By Oliver Smith on Wednesday 13 January 2021
Three cheers for the OBIE.
It’s three years to the day since PSD2 unlocked the world of Open Banking for UK businesses and consumers, and the latest figures show a staggering 2.5m people have used the technology.
The Open Banking Implementation Entity (OBIE) today posted a wealth of updates to mark the anniversary, including new data showing how open banking’s API call volume has risen from 66.8m in 2018 to over 5bn calls in 2020.
Open Banking payments have been a particular source of growth, with 3.4m made in 2020 versus just 320,000 in 2018.
“Open banking used to be the best-kept secret in financial services,” said Imran Gulamhuseinwala, implementation trustee of the OBIE.
“We have worked hard to develop the open banking infrastructure and functionality over the past three years and our significant progress is reflected, not only in the millions of active users of open banking technology each month, but in the sustained momentum of growth we are seeing.”
The OBIE also report that some 300 fintechs and financial data providers have joined the ecosystem, with 1m new UK consumers and businesses turning to use the technology every six months.
Today’s data from the OBIE is the strongest indicator yet of Open Banking’s massive value to the UK’s financial sector.
The old question of “what will people use it for?” has long been put to bed, today millions are using Open Banking, even if they don’t realise it.

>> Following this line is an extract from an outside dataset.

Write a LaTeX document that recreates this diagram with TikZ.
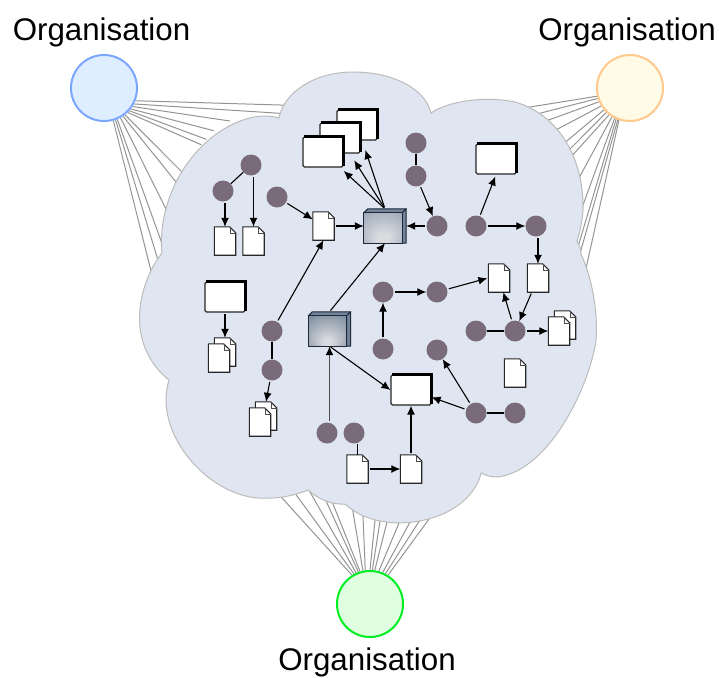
\documentclass[tikz,border=0pt]{standalone}
\usepackage{fontspec}
\setmainfont{Liberation Sans}
\usepackage{xcolor}
\usepackage{tikz}
\usetikzlibrary{arrows.meta,calc}

\definecolor{cloudfill}{HTML}{E0E6F1}
\definecolor{cloudline}{HTML}{BBBBBB}
\definecolor{memberfill}{HTML}{7A6B7B}
\definecolor{cubeside}{HTML}{71849B}
\definecolor{cubeedge}{HTML}{1E2836}
\definecolor{glowinner}{HTML}{D9DBDF}
\definecolor{glowouterA}{HTML}{8796AC}
\definecolor{glowouterB}{HTML}{5A7087}
\definecolor{orgAline}{HTML}{7AA6FF}
\definecolor{orgAfill}{HTML}{DFEEFF}
\definecolor{orgBline}{HTML}{FFC98C}
\definecolor{orgBfill}{HTML}{FFFBE6}
\definecolor{orgCline}{HTML}{00EE22}
\definecolor{orgCfill}{HTML}{E0FFE0}
\pgfdeclareradialshading{glowA}{\pgfpoint{0bp}{-20bp}}{color(0bp)=(glowinner); color(8bp)=(glowinner); color(50bp)=(glowouterA)}
\pgfdeclareradialshading{glowB}{\pgfpoint{0bp}{-20bp}}{color(0bp)=(glowinner); color(5bp)=(glowinner); color(50bp)=(glowouterB)}

\newcommand{\pagenode}[2]{
	\node [docbox] (#1) at (#2) {};
	\draw [pageline] (#1.north west) -- ($(#1.north east)+(-6,0)$) -- ($(#1.north east)+(0,6)$) -- (#1.south east) -- (#1.south west) -- cycle;
	\draw [foldline] ($(#1.north east)+(-6,0)$) -- ($(#1.north east)+(-6,6)$) -- ($(#1.north east)+(0,6)$);
}
\newcommand{\stacknode}[2]{
	\pagenode{#1b}{$(#2)+(6,-6)$}
	\pagenode{#1}{#2}
}
\newcommand{\winnode}[2]{
	\node [window] (#1) at (#2) {};
	\draw [windowedge] ($(#1.north west)+(1.5,0)$) -- (#1.north east) -- ($(#1.south east)+(0,-1.5)$);
}
\newcommand{\cubenode}[3]{
	\node [cubebox] (#1) at (#2) {};
	\draw [cubeface,fill=cubeside] ($(#1.north west)+(0,4)$) -- ($(#1.north west)+(4,0)$) -- (#1.north east) -- ($(#1.north east)+(-4,4)$) -- cycle;
	\draw [cubeface,fill=cubeside] (#1.north east) -- (#1.south east) -- ($(#1.south east)+(-4,0)$) -- ($(#1.north east)+(-4,4)$) -- cycle;
	\shade [shading=#3] ($(#1.north west)+(0,4)$) rectangle ($(#1.south east)+(-4,0)$);
	\draw [cubeface] ($(#1.north west)+(0,4)$) rectangle ($(#1.south east)+(-4,0)$);
}

\begin{document}
\begin{tikzpicture}[x=1pt,y=-1pt]
	\tikzstyle{org}=[circle,minimum size=66pt,inner sep=0pt,line width=2pt]
	\tikzstyle{org_text}=[font=\fontsize{31.3}{31.3}\selectfont,inner sep=0pt]
	\tikzstyle{link}=[draw=black!42,line width=1pt,shorten >=-7pt]
	\tikzstyle{member}=[circle,fill=memberfill,minimum size=21pt,inner sep=0pt]
	\tikzstyle{docbox}=[minimum width=21pt,minimum height=28pt,inner sep=0pt]
	\tikzstyle{pageline}=[draw=black!85,fill=white,line width=1.1pt]
	\tikzstyle{foldline}=[draw=black!70,line width=0.4pt]
	\tikzstyle{window}=[draw=black!85,fill=white,rounded corners=1.5pt,line width=1.2pt,minimum width=40pt,minimum height=30pt,inner sep=0pt]
	\tikzstyle{windowedge}=[draw=black,line width=2.6pt]
	\tikzstyle{cubebox}=[minimum width=42pt,minimum height=34pt,inner sep=0pt]
	\tikzstyle{cubeface}=[draw=cubeedge,line width=1pt,line join=round]
	\tikzstyle{flow}=[-{Latex[length=9pt,width=8pt,color=black]},draw=black,line width=1.1pt,shorten <=1.5pt]
	\tikzstyle{tie}=[draw=black,line width=1.1pt]

	\useasboundingbox (0,0) rectangle (719,677);

	\node (orgA) [org,draw=white] at (104,88) {};
	\node (orgB) [org,draw=white] at (630,88) {};
	\node (orgC) [org,draw=white] at (370,604) {};

	\foreach \ang/\x/\y in {-22/280/105,-28/275/113,-33/223/120,-38/207/129,-42/200/137,-46/195/142,-52/177/167,-56/172/177,-61/164/205,-67/160/238,-70/157/257,-74/150/267}
		\draw [link] (orgA.\ang) -- (\x,\y);
	\foreach \ang/\x/\y in {194/530/107,198/533/115,204/543/122,212/552/132,220/562/145,226/567/152,232/570/158,238/579/178,243/583/205,246/580/240,249/581/250,251/585/273}
		\draw [link] (orgB.\ang) -- (\x,\y);
	\foreach \ang/\x/\y in {122/283/499,118/297/496,114/310/492,110/327/503,107/333/504,102/353/512,98/363/517,90/375/520,86/380/521,82/387/522,75/399/523,68/410/522,63/420/520,58/429/519}
		\draw [link] (orgC.\ang) -- (\x,\y);

	\draw [draw=cloudline,fill=cloudfill,line width=1pt]
		(279,118) .. controls (284,92) and (315,72) .. (353,72)
		.. controls (392,72) and (425,88) .. (431,113)
		.. controls (445,103) and (480,95) .. (515,102)
		.. controls (560,115) and (584,160) .. (583,210)
		.. controls (582,222) and (580,232) .. (577,241)
		.. controls (580,246) and (581,250) .. (581,254)
		.. controls (593,280) and (598,315) .. (596,340)
		.. controls (590,385) and (550,470) .. (498,477)
		.. controls (490,477) and (485,475) .. (481,473)
		.. controls (478,490) and (455,522) .. (398,523)
		.. controls (375,522) and (358,516) .. (345,504)
		.. controls (332,505) and (318,499) .. (308,490)
		.. controls (290,497) and (275,499) .. (258,498)
		.. controls (215,495) and (168,450) .. (166,402)
		.. controls (166,394) and (167,387) .. (169,380)
		.. controls (150,365) and (139,342) .. (139.5,317)
		.. controls (140,292) and (150,268) .. (162,253)
		.. controls (158,215) and (175,165) .. (215,135)
		.. controls (235,120) and (260,112) .. (279,118) -- cycle;

	\node (orgA_fill) [org,draw=orgAline,fill=orgAfill] at (104,88) {};
	\node (orgB_fill) [org,draw=orgBline,fill=orgBfill] at (630,88) {};
	\node (orgC_fill) [org,draw=orgCline,fill=orgCfill] at (370,604) {};
	\node (orgA_text) [org_text] at (101.5,32) {Organisation};
	\node (orgB_text) [org_text] at (627,32) {Organisation};
	\node (orgC_text) [org_text] at (367,662) {Organisation};

	\node (a) [member] at (251,165) {};
	\node (b) [member] at (223,191) {};
	\node (c) [member] at (277,197) {};
	\node (d) [member] at (416,143) {};
	\node (e) [member] at (416,176) {};
	\node (f) [member] at (437,226) {};
	\node (g) [member] at (476,226) {};
	\node (h) [member] at (536,226) {};
	\node (i) [member] at (383,292) {};
	\node (j) [member] at (437,292) {};
	\node (k) [member] at (476,331) {};
	\node (l) [member] at (515,331) {};
	\node (m) [member] at (437,350) {};
	\node (n) [member] at (383,349) {};
	\node (o) [member] at (272,331) {};
	\node (p) [member] at (272,370) {};
	\node (q) [member] at (327,433) {};
	\node (r) [member] at (354,433) {};
	\node (s) [member] at (476,413) {};
	\node (t) [member] at (515,413) {};

	\pagenode{docA}{225,241}
	\pagenode{docB}{253.5,241}
	\pagenode{docC}{323.5,226}
	\pagenode{docD}{499,278}
	\pagenode{docE}{538,278}
	\pagenode{docF}{515,373}
	\pagenode{docG}{357.5,469}
	\pagenode{docH}{411,469}
	\stacknode{stackA}{219,358}
	\stacknode{stackB}{260,422}
	\stacknode{stackC}{559,331}

	\winnode{winA}{357,125}
	\winnode{winB}{340,138}
	\winnode{winC}{323,152}
	\winnode{winD}{496,159}
	\winnode{winE}{225,297}
	\winnode{winF}{411,390}

	\cubenode{cubeA}{385,226}{glowA}
	\cubenode{cubeB}{329.5,329}{glowB}

	\path [tie] (a) -- (b);
	\path [tie] (d) -- (e);
	\path [tie] (o) -- (p);
	\path [tie] (k) -- (l);
	\path [tie] (s) -- (t);
	\path [tie] (docG.north |- r.south) -- (docG.north);

	\path [flow] (docB.north |- a.south) -- (docB.north);
	\path [flow] (docA.north |- b.south) -- (docA.north);
	\path [flow] (c) -- (docC);
	\path [flow] (docC) -- (cubeA);
	\path [flow] (f) -- (cubeA);
	\path [flow] (e) -- (f);
	\path [flow,shorten >=5pt] (cubeA.north) -- (winC);
	\path [flow,shorten >=8pt] (cubeA.north) -- (winB);
	\path [flow,shorten >=10pt] (cubeA.north) -- (winA);
	\path [flow,shorten >=2pt] (g) -- (winD.south);
	\path [flow] (g) -- (h);
	\path [flow] (docE.north |- h.south) -- (docE.north);
	\path [flow,shorten >=1pt] (j) -- (docD.west);
	\path [flow] (i) -- (j);
	\path [flow] (i.south |- n.north) -- (i.south);
	\path [flow] (l) -- (docD);
	\path [flow] (docE) -- (l);
	\path [flow] (l) -- (stackC);
	\path [flow] (s) -- (m);
	\path [flow] (s) -- (winF);
	\path [flow] (cubeB.south) -- (winF.west);
	\path [flow,line width=1.4pt,draw=black!70] (cubeB.south |- q.north) -- (cubeB.south);
	\path [flow] (o) -- (docC.south);
	\path [flow] (cubeB.north) -- (cubeA.south);
	\path [flow] (p) -- (stackBb.north);
	\path [flow] (winE) -- (stackAb.north);
	\path [flow] (docG) -- (docH);
	\path [flow] (docH) -- (winF);
\end{tikzpicture}
\end{document}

Payments and lending are increasingly harnessing API connections to streamline their processes; even I am surprised by the speed at which we’ve reached 3.4m Open Banking payments—expect this to rise precipitously in 2021.
Over the coming years, the key indicator to watch won’t so much be the adoption of Open Banking, but rather the decline in traditional card-based online payments and how many manual data uploads we’re asked for when applying for credit.
I, for one, look forward to forgetting my 16-digit card number for the last time.